Le jeune réalisateur, au-delà d’être fasciné par la mécanique, les rouages, les statues et autres poupées servant à singer l’humanité (Pinocchio n’est déjà pas très loin), questionne bien avant l’heure les rêves transhumanistes délirants d’un Musk avant l’heure. D’une part, en choisissant comme décor une usine dont les ouvriers sont systématiquement hors-champ ou en montrant un mécanisme asservissant un être vivant, et d’autre part, par les tractations financières ou de bonbons – de plus par l’intermédiaire d’un personnage parlant l’anglais, donc que l’on devine Américain (Ron Perlman) -, le film met en évidence une logique de domination capitaliste, voire même peut-être une intention de corroborer une analyse du mythe du vampire (en vogue après-guerre) dont la nature corrompue serait celle du Nazi …. ce qui anticipe déjà sur l’ogre fasciste du Labyrinthe de Pan.

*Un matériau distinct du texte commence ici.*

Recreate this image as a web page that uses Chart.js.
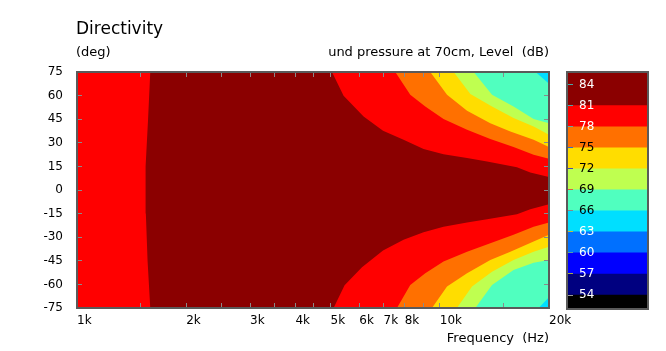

Ainsi, Del Toro invite à une expérience complète, en convoquant une sorte d’étrangeté à chacun de ses plans d’une part, tout en proposant des sortes de tiroirs à double-fond par les objets mis en scène, que ce soit par la statuette d’archange, la Peugeot 404, un plat de service ou même le fameux artefact. Pour s’éclairer, il lorgne du côté du giallo avec le personnage de la petite fille énigmatique – et sa lumière verte caractéristique – tout droit sortie d’un film d’Argento. Sous couvert d’un film fantastique d’une grande beauté formelle, Cronos est à l’image d’un grand vin à la robe pourpre : complexe, subtil et se bonifiant à mesure que le temps passe.